Turning Pro at McGovern Medical School


By John Riggs, MD, Assistant Dean for Professionalism

Turning Pro at McGovern Medical School

“Professionalism” or “being a pro” means many different things at different times.

A young parent with a young child who likes sports may wonder if they can someday make it in the big leagues, or “turn pro.” Getting an audition with a major orchestra may be the big chance to “go pro.”

At the point in which we graduate from medical school and start a residency, we are paid to be doctors. Is that all there is to “being a professional” doctor?

Graduation Turning Pro

When we consider professionalism, we typically focus on the skills, values, and behaviors for which we must show our competence: being on time, staying current with medical knowledge and skills, being respectful and maintaining composure during difficulty, completing assignments on time, being fiscally responsible, etc. Proving and maintaining our knowledge and technical expertise builds trust. Society sees our certifications as proof we can be trusted. But, is that all it means to be a doctor?

Education toward professionalism is more than competency. It requires a lifelong transformational change in how we think, act, and feel as doctors. This “professional formation” is shaped by the community in which we are surrounded.

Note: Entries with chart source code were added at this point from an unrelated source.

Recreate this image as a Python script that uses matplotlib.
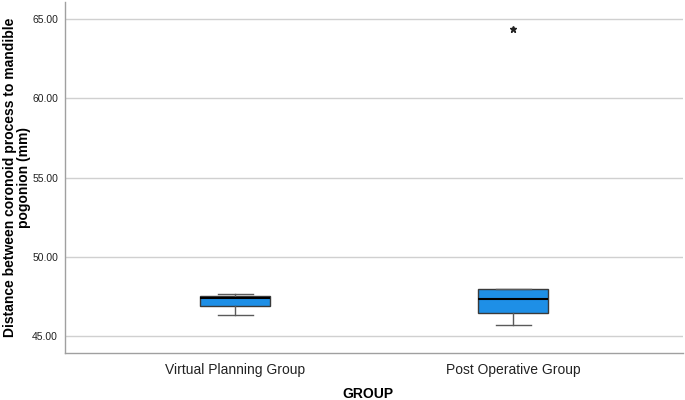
import matplotlib
matplotlib.use("Agg")
import matplotlib.pyplot as plt

plt.rcParams["font.family"] = ["Liberation Sans", "DejaVu Sans"]

groups = ["Virtual Planning Group", "Post Operative Group"]
whisker_low = [46.31, 45.67]
q1 = [46.91, 46.47]
median = [47.40, 47.31]
q3 = [47.54, 47.98]
whisker_high = [47.65, 47.98]
outliers = [[], [64.37]]
y_ticks = [45.0, 50.0, 55.0, 60.0, 65.0]

fig = plt.figure(figsize=(6.85, 4.0), dpi=100)
ax = fig.add_axes([65/685, 47/400, 618/685, 351/400])

stats = []
for i, g in enumerate(groups):
    stats.append(dict(label=g, whislo=whisker_low[i], q1=q1[i], med=median[i],
                      q3=q3[i], whishi=whisker_high[i], fliers=outliers[i]))

ax.bxp(stats, positions=[1, 2], widths=0.252, patch_artist=True,
       boxprops=dict(facecolor="#1E8FE6", edgecolor="#3a3a3a", linewidth=1.0),
       medianprops=dict(color="black", linewidth=1.5),
       whiskerprops=dict(color="#5a5a5a", linewidth=1.0),
       capprops=dict(color="#5a5a5a", linewidth=1.0),
       capwidths=0.125,
       flierprops=dict(marker="*", markersize=5, markerfacecolor="#222222",
                       markeredgecolor="#222222", linestyle="none"),
       zorder=3)

ax.set_xlim(0.388, 2.611)
ax.set_ylim(43.93, 66.07)
ax.set_yticks(y_ticks)
ax.set_yticklabels([f"{v:.2f}" for v in y_ticks], fontsize=7.5, color="#222222")
ax.tick_params(axis="y", length=0, pad=5)
ax.tick_params(axis="x", length=0, pad=7, labelsize=10, labelcolor="#222222")
ax.yaxis.grid(True, color="#d0d0d0", linewidth=1.0, zorder=0)
ax.set_axisbelow(True)

for s in ["top", "right"]:
    ax.spines[s].set_visible(False)
for s in ["left", "bottom"]:
    ax.spines[s].set_color("#a0a0a0")
    ax.spines[s].set_linewidth(1.0)

ax.set_xlabel("GROUP", fontsize=10, fontweight="bold")
ax.xaxis.set_label_coords(0.49, -0.097)
ax.set_ylabel("Distance between coronoid process to mandible\npogonion (mm)",
              fontsize=10, fontweight="bold", linespacing=1.0)
ax.yaxis.set_label_coords(-0.055, 0.5)

fig.savefig("out.png", dpi=100)
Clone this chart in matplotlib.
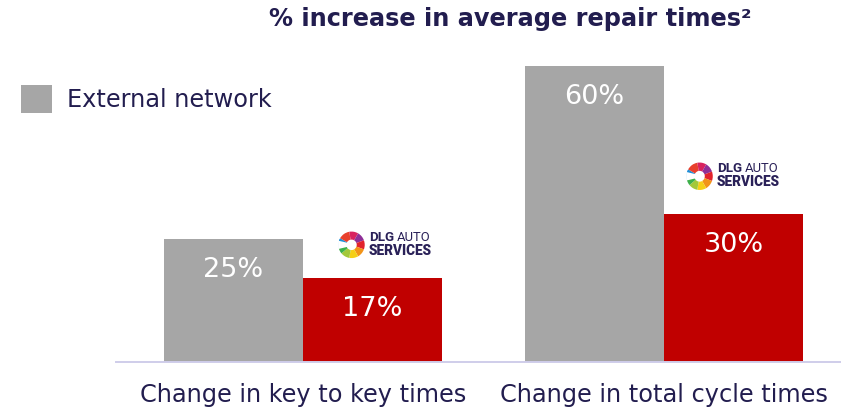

Our co-workers, our patients, our family, and our colleagues in other institutions shape us more than any lecture or skills lab.

How is McGovern Medical School creating transformational change to help us Turn Pro? 
This series will explore the myriad of ways McGovern Medical School is educating for life-long transformational change, so we are individually and collectively highly competent, adaptable, committed to values, and guided to having meaningful lives.

Upcoming Turning Pro at McGovern Medical School features:

  • The learning environment, or “work environment” is where the “rubber meets the road.” Vineeth John, MD, professor in the Louis A. Faillace, MD, Department of Psychiatry and Behavioral Sciences, and vice chair for education, will describe efforts to grow a psychologically safe and optimistic environment for clinical care and learning.
  • Developing interplay between clinical practice, ethics and humanities is foundational to growing our capacity as healers. Dr. John McGovern saw the essential value of humanistic education and inspired the formation of the McGovern Center for Humanities and Ethics. Nathan Carlin, PhD, professor, director and Samuel E. Karff Chair of the McGovern Center, will describe the center’s role in supporting our professional growth.
  • Creating curriculum that allows students to explicitly focus on their identities as professionals is blossoming at McGovern Medical School. Anson Koshy, MD, adjunct associate professor in the McGovern Center, will describe the undergraduate and GME efforts in teaching professional identity formation and incorporating humanities.
  • Shivika Chandra, MD, assistant professor in the Department of Neurology, will describe how the neurology clerkship “Reflection in Neurology” exercises introduce students to the concepts and benefits of critical reflection in medicine, a skill that is essential to deal with the difficult times when we are not able to achieve good outcomes for our patients.